Setlogane Manchidi, Head of Corporate Social Investment (CSI) at Investec said the pandemic has made it even more vital for educators and pupils to equip themselves with digital skills.
He said digital skills should form part of the training curriculum for teachers. Adding that educators should be comfortable to embrace technology and take full advantage of it to facilitate teaching and learning.
“Teachers need to be afforded time on these new learning platforms to build and boost their own ability and confidence.
“It is essential that teachers are both proficient and comfortable in teaching via various technological devices that serve to enhance their teaching and the pupils’ experience,” said Manchidi.
Manchidi said this is not only for classroom teaching but digital skills should also form a part of teachers’ ongoing professional development.
However, there are some obstacles that stand in the way of the smooth transition from paper to digital. These include the lack of access to suitable devices, the high cost of data in South Africa, as well as serious connectivity issues further worsened by frequent spells of load-shedding.
Manchidi said as teaching and learning moved online, the level of inequality between the “haves” and the “have-nots” was exposed for all to see.
“The challenges faced by a digitally handicapped education system in 2020 should present the nation with an opportunity. Ignoring the dire need to bridge the digital divide will only compound the problems faced by our public education system,” said Manchidi.
He added that South Africa needs to explore new and innovative ways to not only bridge, but leapfrog, the digital divide.
Saying that it is unacceptable that so many years after the advent of democracy the cost of data, poor connectivity and other related challenges remain real barriers to widespread digital adoption.

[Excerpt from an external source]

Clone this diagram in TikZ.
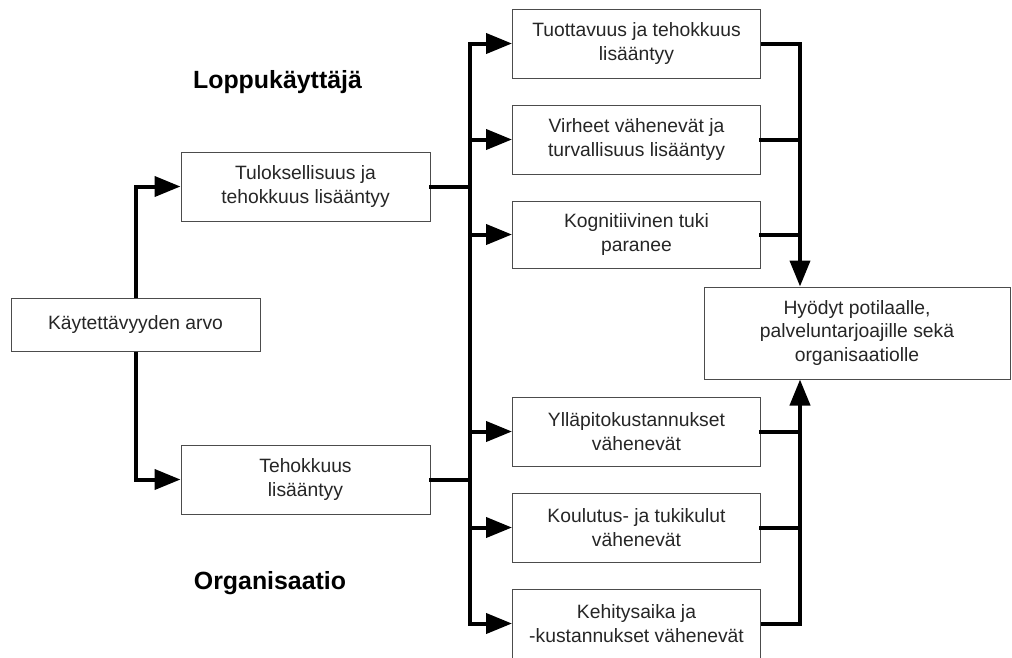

The present reality in South Africa is that many young people may never achieve their full education and career potential. The uneven access to internet connectivity stands in the way of meaningful engagement among citizens, broad-based societal development, and global competitiveness. Experts and policy makers have said that South Africa needs a definitive shift in policy, strategy and programme implementation nationally to narrow the digital divide.
Saying that without it, the country and its people, as a whole, will continue to struggle.
Manchidi said the pandemic has introduced “a new normal” and as such, the government and private sector should feel compelled to find solutions to assist the public education sector to navigate across the digital divide.
“In March 2020, the country faced an unprecedented challenge as a result of the global Covid-19 pandemic.
“With the imposition of a nationwide lockdown, almost every human endeavour switched from being physical to virtual. For many the conversion was effortless. But for others, the switch to a predominantly digital was impossible.
“Sadly, the most impoverished and disadvantaged among us had to withstand the worst of the Covid-induced educational challenges and disruptions,” he said.
Manchidi said South Africa cannot allow last years’ experience to be lost to the passing of time.